EXERCISE OBJECTIVE:
Reproduce, please, the span of lines beginning at the line with "Reproduce this diagram with TikZ." and ending at the line with "(bl5) at (575,317)", inclusive, minus any pictures.

::: DATASET EXCERPTS :::

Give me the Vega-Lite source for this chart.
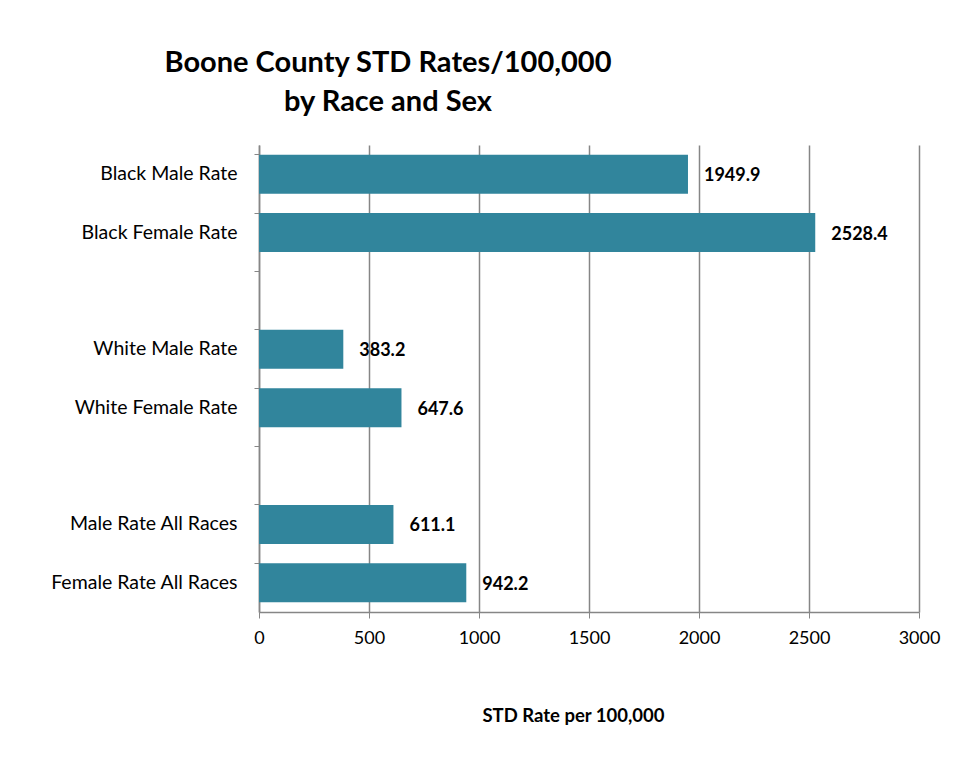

:::
::: DATASET EXCERPTS :::

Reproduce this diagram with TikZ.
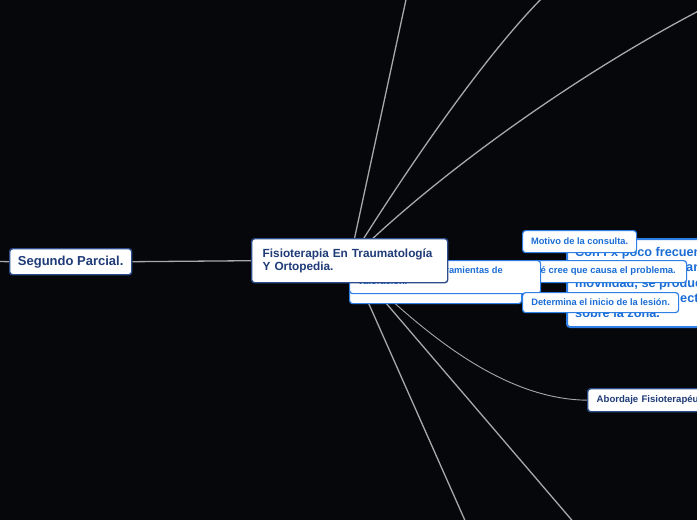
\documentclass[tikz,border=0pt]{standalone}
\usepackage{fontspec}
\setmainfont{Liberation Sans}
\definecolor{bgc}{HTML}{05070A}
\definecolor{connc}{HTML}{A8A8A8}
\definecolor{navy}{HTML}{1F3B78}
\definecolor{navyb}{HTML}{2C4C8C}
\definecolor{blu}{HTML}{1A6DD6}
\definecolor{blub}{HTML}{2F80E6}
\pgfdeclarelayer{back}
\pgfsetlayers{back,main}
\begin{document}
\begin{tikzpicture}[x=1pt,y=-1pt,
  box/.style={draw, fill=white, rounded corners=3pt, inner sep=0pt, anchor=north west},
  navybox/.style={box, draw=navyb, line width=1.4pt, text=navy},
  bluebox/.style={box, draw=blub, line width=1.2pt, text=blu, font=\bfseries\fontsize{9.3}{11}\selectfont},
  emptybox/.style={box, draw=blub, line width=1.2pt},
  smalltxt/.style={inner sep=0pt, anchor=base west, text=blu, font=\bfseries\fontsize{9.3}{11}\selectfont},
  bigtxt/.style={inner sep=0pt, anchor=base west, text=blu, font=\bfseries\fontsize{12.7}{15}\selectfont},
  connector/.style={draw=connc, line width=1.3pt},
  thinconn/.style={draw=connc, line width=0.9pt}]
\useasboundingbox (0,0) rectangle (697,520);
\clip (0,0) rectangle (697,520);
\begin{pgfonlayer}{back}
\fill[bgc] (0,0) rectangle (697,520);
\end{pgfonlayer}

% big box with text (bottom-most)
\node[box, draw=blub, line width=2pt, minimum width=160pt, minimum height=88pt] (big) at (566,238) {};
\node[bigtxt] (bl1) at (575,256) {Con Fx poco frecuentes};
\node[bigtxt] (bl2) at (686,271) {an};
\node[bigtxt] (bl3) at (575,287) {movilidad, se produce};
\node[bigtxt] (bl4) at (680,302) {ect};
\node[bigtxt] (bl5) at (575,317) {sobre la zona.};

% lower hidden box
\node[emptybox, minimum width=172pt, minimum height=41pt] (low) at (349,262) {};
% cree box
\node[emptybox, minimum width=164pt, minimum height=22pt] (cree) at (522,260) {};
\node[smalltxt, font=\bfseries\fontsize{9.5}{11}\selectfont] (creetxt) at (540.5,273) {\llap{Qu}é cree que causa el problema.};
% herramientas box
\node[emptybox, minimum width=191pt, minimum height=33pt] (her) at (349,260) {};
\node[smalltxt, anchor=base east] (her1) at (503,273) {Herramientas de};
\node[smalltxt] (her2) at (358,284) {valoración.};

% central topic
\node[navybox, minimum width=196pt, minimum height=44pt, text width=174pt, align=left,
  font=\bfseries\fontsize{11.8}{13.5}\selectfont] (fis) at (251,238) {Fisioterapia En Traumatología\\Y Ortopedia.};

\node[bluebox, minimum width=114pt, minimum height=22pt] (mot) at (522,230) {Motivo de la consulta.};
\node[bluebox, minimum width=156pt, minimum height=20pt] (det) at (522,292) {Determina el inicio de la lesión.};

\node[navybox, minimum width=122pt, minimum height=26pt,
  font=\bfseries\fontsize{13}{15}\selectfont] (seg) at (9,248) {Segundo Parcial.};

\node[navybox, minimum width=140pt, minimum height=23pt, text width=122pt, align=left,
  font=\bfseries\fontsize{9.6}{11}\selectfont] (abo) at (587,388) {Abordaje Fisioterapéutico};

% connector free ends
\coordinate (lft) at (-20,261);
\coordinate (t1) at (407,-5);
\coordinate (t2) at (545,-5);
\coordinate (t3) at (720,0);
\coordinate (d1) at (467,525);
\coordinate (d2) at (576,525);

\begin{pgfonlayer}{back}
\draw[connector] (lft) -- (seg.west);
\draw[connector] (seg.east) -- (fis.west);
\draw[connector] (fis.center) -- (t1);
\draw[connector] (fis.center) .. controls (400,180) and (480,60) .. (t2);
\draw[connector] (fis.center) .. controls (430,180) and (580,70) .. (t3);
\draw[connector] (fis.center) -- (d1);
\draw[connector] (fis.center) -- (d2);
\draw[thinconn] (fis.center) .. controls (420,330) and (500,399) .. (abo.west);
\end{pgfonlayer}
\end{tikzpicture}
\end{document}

:::

FINAL RESULT:
Reproduce this diagram with TikZ.
\documentclass[tikz,border=0pt]{standalone}
\usepackage{fontspec}
\setmainfont{Liberation Sans}
\definecolor{bgc}{HTML}{05070A}
\definecolor{connc}{HTML}{A8A8A8}
\definecolor{navy}{HTML}{1F3B78}
\definecolor{navyb}{HTML}{2C4C8C}
\definecolor{blu}{HTML}{1A6DD6}
\definecolor{blub}{HTML}{2F80E6}
\pgfdeclarelayer{back}
\pgfsetlayers{back,main}
\begin{document}
\begin{tikzpicture}[x=1pt,y=-1pt,
  box/.style={draw, fill=white, rounded corners=3pt, inner sep=0pt, anchor=north west},
  navybox/.style={box, draw=navyb, line width=1.4pt, text=navy},
  bluebox/.style={box, draw=blub, line width=1.2pt, text=blu, font=\bfseries\fontsize{9.3}{11}\selectfont},
  emptybox/.style={box, draw=blub, line width=1.2pt},
  smalltxt/.style={inner sep=0pt, anchor=base west, text=blu, font=\bfseries\fontsize{9.3}{11}\selectfont},
  bigtxt/.style={inner sep=0pt, anchor=base west, text=blu, font=\bfseries\fontsize{12.7}{15}\selectfont},
  connector/.style={draw=connc, line width=1.3pt},
  thinconn/.style={draw=connc, line width=0.9pt}]
\useasboundingbox (0,0) rectangle (697,520);
\clip (0,0) rectangle (697,520);
\begin{pgfonlayer}{back}
\fill[bgc] (0,0) rectangle (697,520);
\end{pgfonlayer}

% big box with text (bottom-most)
\node[box, draw=blub, line width=2pt, minimum width=160pt, minimum height=88pt] (big) at (566,238) {};
\node[bigtxt] (bl1) at (575,256) {Con Fx poco frecuentes};
\node[bigtxt] (bl2) at (686,271) {an};
\node[bigtxt] (bl3) at (575,287) {movilidad, se produce};
\node[bigtxt] (bl4) at (680,302) {ect};
\node[bigtxt] (bl5) at (575,317) {sobre la zona.};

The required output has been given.